Ashkenazi Chief Rabbi David Lau, Sephardi Chief Rabbi Yitzhak Yosef and Western Wall Rabbi Shmuel Rabinowitz were among those in attendance.
Traditionally, Orthodox Jews also perform rituals to cleanse themselves from sins ahead of the high holiday, which begins Friday at sundown.
In Jerusalem’s ultra-Orthodox neighborhood of Mea Shearim, people took part in a custom called kapparot. Traditionally, Orthodox Jews believe that by waving a live chicken over their head, it will purge them of their sins by symbolically passing them onto the animal.
In Tel Aviv, some Orthodox Jews performed the tashlikh ceremony where people empty their pockets into a running source of water, symbolically casting their sins out to the sea.
Security forces were on high alert ahead of the Yom Kippur holiday. Under orders from the political echelon, police enacted a general closure on the Judea and Samaria area. Gaza Strip border crossings have also been closed.
The closures will be lifted after Yom Kippur comes to a close, on midnight Saturday, provided security assessments indicate it is safe to do so.
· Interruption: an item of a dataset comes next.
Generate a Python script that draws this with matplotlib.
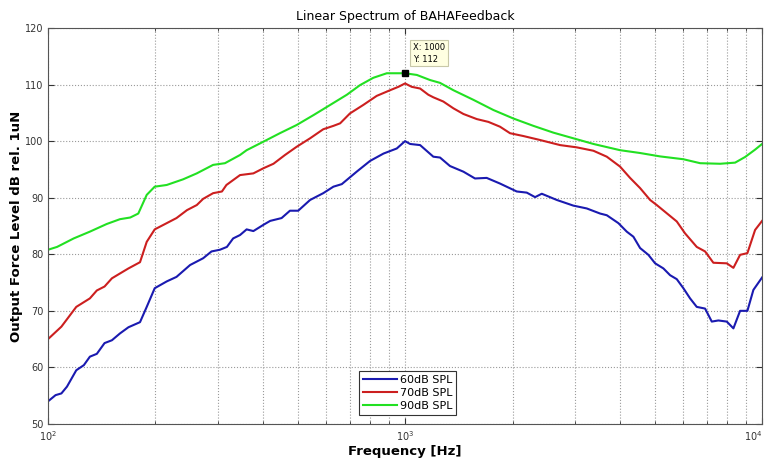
import numpy as np
import matplotlib.pyplot as plt
from matplotlib.ticker import LogLocator, NullFormatter, MultipleLocator

# 60 dB SPL
f60 = [100, 105, 109, 113, 120, 126, 131, 137, 144, 151, 159, 168, 181, 189, 199,
       215, 229, 250, 272, 287, 303, 317, 330, 345, 360, 376, 401, 419, 451, 476,
       502, 542, 590, 630, 665, 732, 798, 870, 948, 1000, 1033, 1102, 1200, 1253,
       1336, 1457, 1570, 1693, 1845, 2055, 2192, 2313, 2415, 2661, 2961, 3228,
       3518, 3673, 3959, 4178, 4361, 4553, 4803, 5016, 5291, 5525, 5768, 6019,
       6285, 6561, 6924, 7229, 7544, 7963, 8311, 8677, 9096, 9454, 10000]
spl60 = [54.0, 55.1, 55.4, 56.6, 59.5, 60.4, 61.9, 62.4, 64.3, 64.8, 66.0, 67.1, 68.0,
         70.7, 74.0, 75.2, 76.0, 78.1, 79.3, 80.5, 80.8, 81.3, 82.8, 83.4, 84.4, 84.1,
         85.2, 85.9, 86.4, 87.7, 87.7, 89.6, 90.8, 91.95, 92.4, 94.6, 96.5, 97.8,
         98.7, 100.0, 99.5, 99.3, 97.25, 97.1, 95.6, 94.6, 93.4, 93.5, 92.5, 91.1,
         90.9, 90.1, 90.7, 89.6, 88.6, 88.1, 87.2, 86.9, 85.5, 84.0, 83.1, 81.1, 79.9,
         78.4, 77.5, 76.3, 75.6, 74.0, 72.2, 70.7, 70.4, 68.1, 68.3, 68.1, 66.9, 70.0,
         70.0, 73.7, 75.9]

# 70 dB SPL
f70 = [100, 109, 120, 131, 137, 144, 151, 159, 168, 181, 189, 199, 215, 229, 245,
       261, 272, 290, 307, 316, 345, 376, 401, 428, 461, 497, 542, 590, 630, 658,
       701, 764, 833, 908, 958, 1000, 1044, 1102, 1162, 1200, 1280, 1366, 1457,
       1588, 1712, 1845, 1968, 2145, 2388, 2718, 3027, 3370, 3673, 4001, 4268,
       4553, 4857, 5070, 5768, 6084, 6561, 6924, 7303, 7963, 8311, 8677, 9096,
       9559, 10000]
spl70 = [65.0, 67.2, 70.7, 72.2, 73.6, 74.3, 75.75, 76.6, 77.5, 78.6, 82.2, 84.4,
         85.5, 86.4, 87.8, 88.7, 89.8, 90.8, 91.1, 92.25, 94.0, 94.3, 95.2, 96.0,
         97.55, 99.0, 100.5, 102.1, 102.7, 103.15, 104.9, 106.4, 108.0, 109.0,
         109.6, 110.2, 109.6, 109.3, 108.2, 107.75, 107.0, 105.8, 104.8, 103.9,
         103.4, 102.55, 101.4, 100.9, 100.2, 99.3, 98.9, 98.3, 97.25, 95.5, 93.5,
         91.7, 89.6, 88.7, 85.8, 83.7, 81.3, 80.5, 78.5, 78.4, 77.6, 79.9, 80.2,
         84.3, 85.9]

# 90 dB SPL
f90 = [100, 106, 118, 131, 146, 159, 170, 179, 189, 199, 215, 239, 261, 290, 313,
       345, 360, 401, 446, 497, 554, 617, 687, 748, 815, 889, 1000, 1079, 1175,
       1253, 1366, 1554, 1768, 2011, 2288, 2603, 2961, 3370, 4001, 4553, 5180,
       6019, 6706, 7628, 8403, 8964, 9559, 10000]
spl90 = [80.8, 81.3, 82.8, 84.0, 85.35, 86.2, 86.5, 87.2, 90.5, 91.95, 92.25, 93.25,
         94.3, 95.8, 96.1, 97.55, 98.4, 99.9, 101.4, 102.85, 104.6, 106.4, 108.2,
         109.9, 111.2, 112.0, 112.0, 111.7, 110.8, 110.3, 109.0, 107.3, 105.5,
         104.0, 102.7, 101.5, 100.5, 99.5, 98.4, 97.9, 97.3, 96.8, 96.1, 96.0,
         96.2, 97.2, 98.5, 99.5]

labels = ['60dB SPL', '70dB SPL', '90dB SPL']
colors = ['#1a1ab0', '#cc1f1f', '#22e022']
decades = [100, 1000, 10000]

fig = plt.figure(figsize=(7.67, 4.62), dpi=100)
ax = fig.add_axes([0.0626, 0.0823, 0.931, 0.8571])

for f, s, lab, c in zip([f60, f70, f90], [spl60, spl70, spl90], labels, colors):
    ax.plot(f, s, color=c, lw=1.5, label=lab)

ax.set_xscale('log')
ax.set_xlim(100, 10000)
ax.set_ylim(50, 120)
ax.set_xticks(decades, [r'$10^{2}$', r'$10^{3}$', r'$10^{4}$'])
ax.yaxis.set_major_locator(MultipleLocator(10))
ax.xaxis.set_minor_locator(LogLocator(base=10, subs=np.arange(2, 10)))
ax.xaxis.set_minor_formatter(NullFormatter())

ax.grid(True, which='major', ls=':', color='#9a9a9a', lw=0.8)
ax.grid(True, which='minor', axis='x', ls=':', color='#9a9a9a', lw=0.8)
ax.tick_params(which='both', direction='in', top=True, right=True,
               labelsize=7, colors='#333333')
ax.tick_params(which='major', length=4)
ax.tick_params(which='minor', length=2)
for sp in ax.spines.values():
    sp.set_color('#555555')

# keep the last decade label inside the figure
ax.get_xticklabels()[-1].set_horizontalalignment('right')

ax.set_title('Linear Spectrum of BAHAFeedback', fontsize=9, pad=6)
ax.set_xlabel('Frequency [Hz]', fontsize=9.5, fontweight='bold', labelpad=2)
ax.set_ylabel('Output Force Level dB rel. 1uN', fontsize=9.5, fontweight='bold',
              labelpad=1)

# data cursor at the peak of the 90 dB curve
ax.plot([1000], [112], 's', color='black', ms=5)
ax.annotate('X: 1000\nY: 112', xy=(1000, 112), xytext=(6, 7),
            textcoords='offset points', fontsize=6, va='bottom', ha='left',
            linespacing=1.4,
            bbox=dict(boxstyle='square,pad=0.35', fc='#ffffe1', ec='#c8c8a8', lw=0.8))

leg = ax.legend(loc='lower center', bbox_to_anchor=(0.504, 0.008), fontsize=8,
                fancybox=False, edgecolor='#333333', framealpha=1,
                handlelength=3.0, handletextpad=0.3, borderpad=0.35,
                labelspacing=0.3)
leg.get_frame().set_linewidth(0.8)

fig.savefig('out.png', dpi=100)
Police have called in reinforcements, and as of Thursday, thousands of officers were deployed across Jerusalem, in the Old City and the surrounding areas in particular. As in previous years, police closed off a number of thoroughfares and installed roadblocks on major roadways. As Jews generally refrain from driving on Yom Kippur, the roadblocks are meant to keep Arab east Jerusalem residents from driving into the western part of the city and sparking clashes between the city’s Arab and Jewish populations, as well as to avert possible clashes between religious and secular Jews.
While police are unaware of any concrete threats, they warned they would act with determination to prevent any form of disorderly conduct of any kind during Yom Kippur.